In the sport of cricket, a wide is one of two things:
  • The event of a ball being delivered by a bowler too wide or high to be hit by the batsman, and ruled so by the umpire.
  • A run scored by the batting team as a penalty to the bowling team when this occurs.
A wide does not count as one of the six balls in an over, nor does it count as a ball faced by the batsman.
When a wide is bowled, a number of runs are awarded to the batting team, the number varying depending on local playing conditions in force. In Test cricket the award is one run; in some domestic competitions, particularly one-day cricket competitions, the award is two runs. These runs are scored as extras and are added to the team's total, but are not added to any batsman's total.
A batsman can not, by definition, be out bowled, leg before wicket, caught, or hit the ball twice off a wide, as a ball cannot be ruled as a wide if the ball strikes the batsman's bat or person. He may be out handled the ball, hit wicket, obstructing the field, run out, or stumped.
If the wicket-keeper fumbles or misses the ball, the batsmen may be able to take additional runs safely, and may choose to do so. The number of runs scored are scored as wides, not byes.

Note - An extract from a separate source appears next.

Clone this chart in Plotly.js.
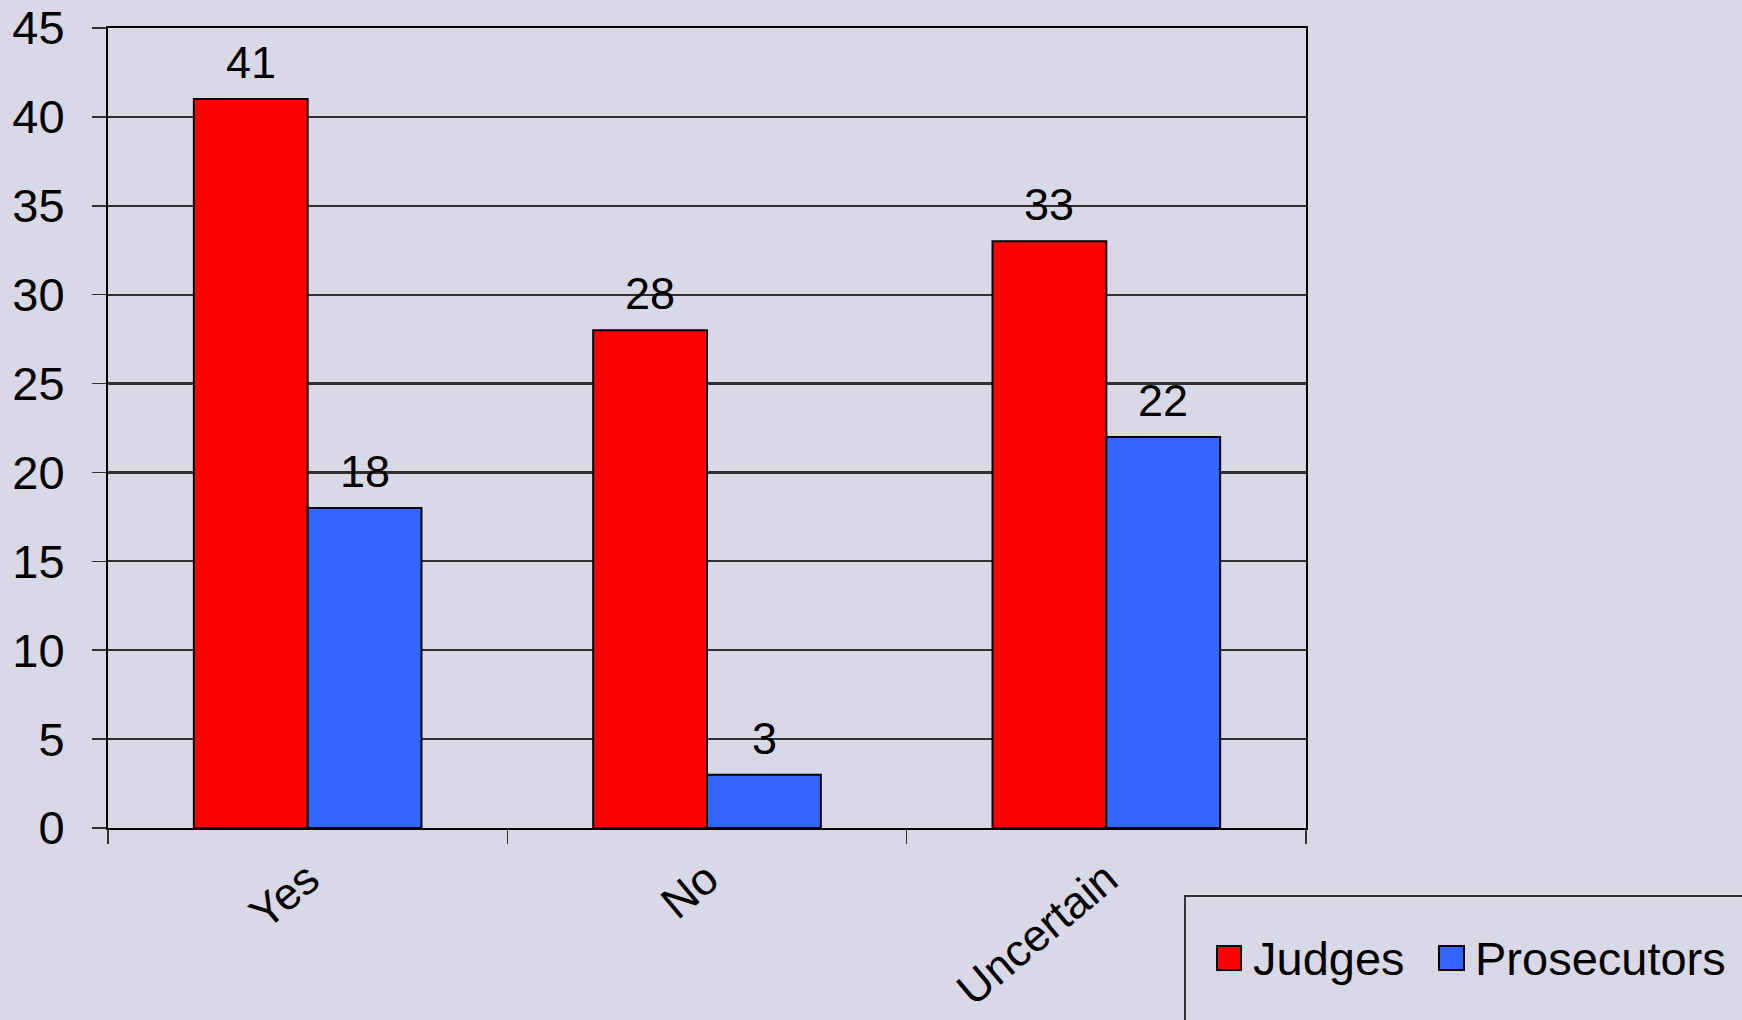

If the wicket-keeper misses the ball and it travels all the way to the boundary, the batting team immediately scores five wides, similarly as if the ball had been hit to the boundary for a four on a no ball.
If a ball qualifies as a no ball as well as a wide, the umpire will call it a no ball instead of a wide, and all the rules for a no ball apply.
Wides are considered to be the fault of the bowler, and are recorded as a negative statistic in a bowler's record. However, this has only been the case since the early 1980's - the first Test to record wides (and no-balls) against the bowler's analyses was India vs Pakistan in September, 1983.
Wides are not uncommon. A typical number occurring in a game might be in the range 5-20.
The baseball equivalent of a wide is a called "ball", in the sense that each is judged to be an "unfair" or "unhittable" delivery by the umpire.